** Stated goal **
Transcribe the material verbatim in full; the pictures do not belong in the copy.
# Dataset section start
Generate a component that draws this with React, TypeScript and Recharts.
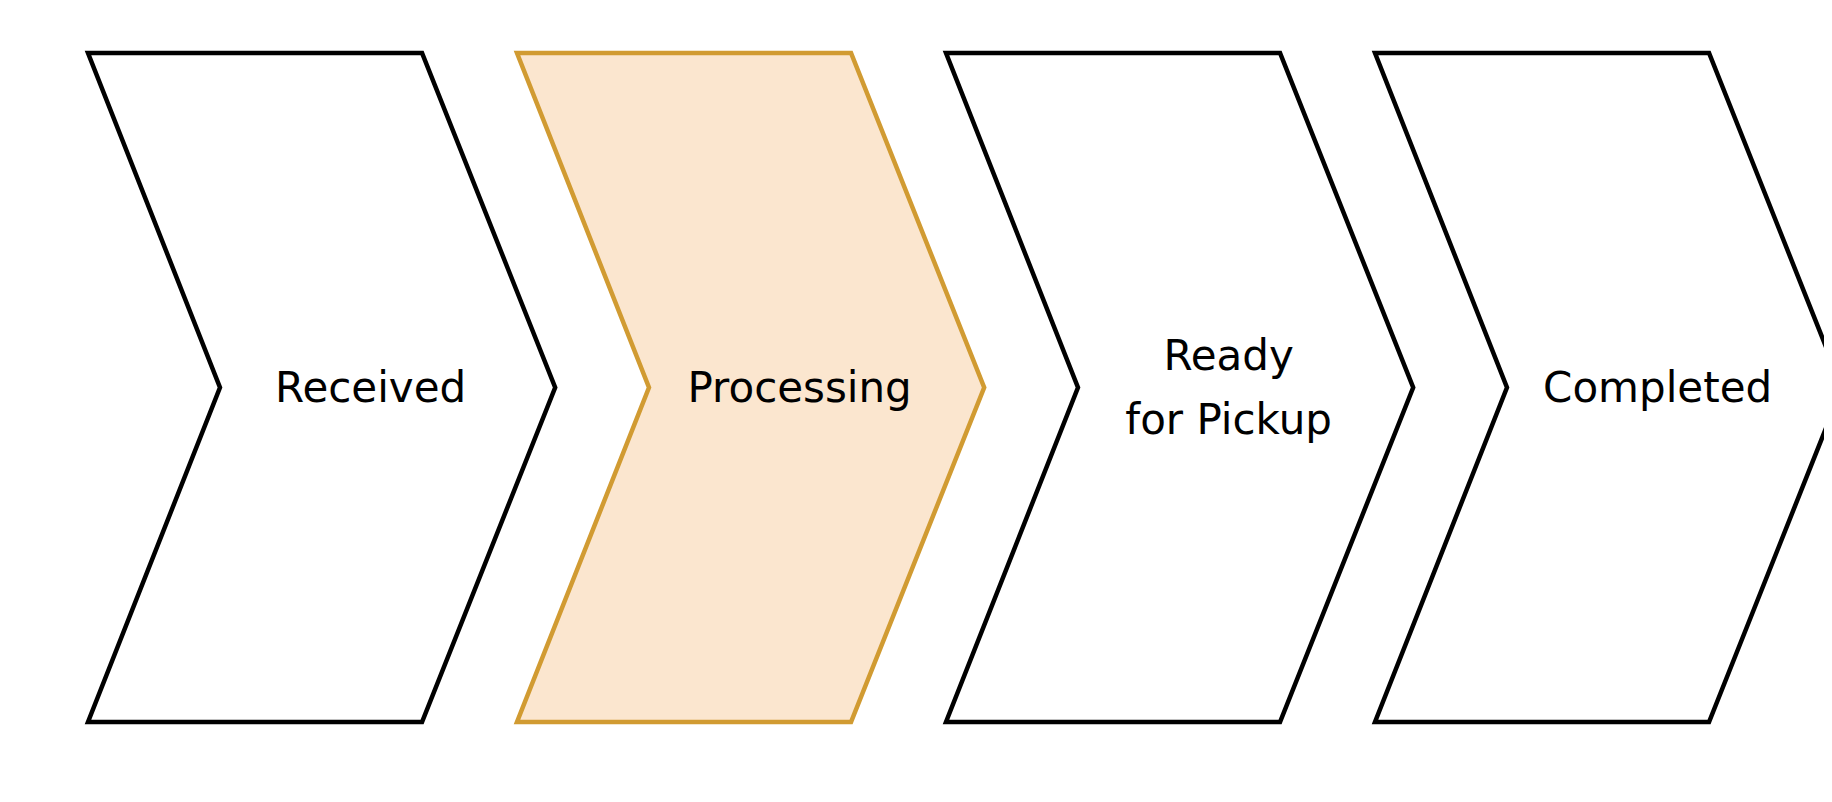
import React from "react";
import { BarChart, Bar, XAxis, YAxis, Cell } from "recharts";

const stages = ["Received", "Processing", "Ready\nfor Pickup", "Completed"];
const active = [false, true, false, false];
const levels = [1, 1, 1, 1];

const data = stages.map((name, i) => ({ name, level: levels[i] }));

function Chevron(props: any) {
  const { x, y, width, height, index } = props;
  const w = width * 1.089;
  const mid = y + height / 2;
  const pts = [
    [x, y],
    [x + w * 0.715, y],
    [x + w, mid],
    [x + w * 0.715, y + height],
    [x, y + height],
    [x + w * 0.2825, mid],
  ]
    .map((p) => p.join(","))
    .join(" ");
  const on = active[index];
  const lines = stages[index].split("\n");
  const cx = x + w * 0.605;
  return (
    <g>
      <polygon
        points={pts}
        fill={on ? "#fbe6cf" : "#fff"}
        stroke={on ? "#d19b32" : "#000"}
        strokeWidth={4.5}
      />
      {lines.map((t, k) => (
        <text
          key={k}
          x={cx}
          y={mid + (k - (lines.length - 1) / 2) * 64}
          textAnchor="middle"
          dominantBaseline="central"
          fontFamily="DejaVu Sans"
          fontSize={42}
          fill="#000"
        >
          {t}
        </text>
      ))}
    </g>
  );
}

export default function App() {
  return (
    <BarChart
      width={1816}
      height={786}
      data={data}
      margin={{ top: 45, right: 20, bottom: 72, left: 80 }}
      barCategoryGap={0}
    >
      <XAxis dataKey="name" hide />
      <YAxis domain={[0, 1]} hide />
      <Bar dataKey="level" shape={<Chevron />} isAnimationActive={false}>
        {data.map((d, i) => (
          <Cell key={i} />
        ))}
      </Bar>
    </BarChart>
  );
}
# Dataset section end
** Output below **
Generate a component that draws this with React, TypeScript and Recharts.
import React from "react";
import { BarChart, Bar, XAxis, YAxis, Cell } from "recharts";

const stages = ["Received", "Processing", "Ready\nfor Pickup", "Completed"];
const active = [false, true, false, false];
const levels = [1, 1, 1, 1];

const data = stages.map((name, i) => ({ name, level: levels[i] }));

function Chevron(props: any) {
  const { x, y, width, height, index } = props;
  const w = width * 1.089;
  const mid = y + height / 2;
  const pts = [
    [x, y],
    [x + w * 0.715, y],
    [x + w, mid],
    [x + w * 0.715, y + height],
    [x, y + height],
    [x + w * 0.2825, mid],
  ]
    .map((p) => p.join(","))
    .join(" ");
  const on = active[index];
  const lines = stages[index].split("\n");
  const cx = x + w * 0.605;
  return (
    <g>
      <polygon
        points={pts}
        fill={on ? "#fbe6cf" : "#fff"}
        stroke={on ? "#d19b32" : "#000"}
        strokeWidth={4.5}
      />
      {lines.map((t, k) => (
        <text
          key={k}
          x={cx}
          y={mid + (k - (lines.length - 1) / 2) * 64}
          textAnchor="middle"
          dominantBaseline="central"
          fontFamily="DejaVu Sans"
          fontSize={42}
          fill="#000"
        >
          {t}
        </text>
      ))}
    </g>
  );
}

export default function App() {
  return (
    <BarChart
      width={1816}
      height={786}
      data={data}
      margin={{ top: 45, right: 20, bottom: 72, left: 80 }}
      barCategoryGap={0}
    >
      <XAxis dataKey="name" hide />
      <YAxis domain={[0, 1]} hide />
      <Bar dataKey="level" shape={<Chevron />} isAnimationActive={false}>
        {data.map((d, i) => (
          <Cell key={i} />
        ))}
      </Bar>
    </BarChart>
  );
}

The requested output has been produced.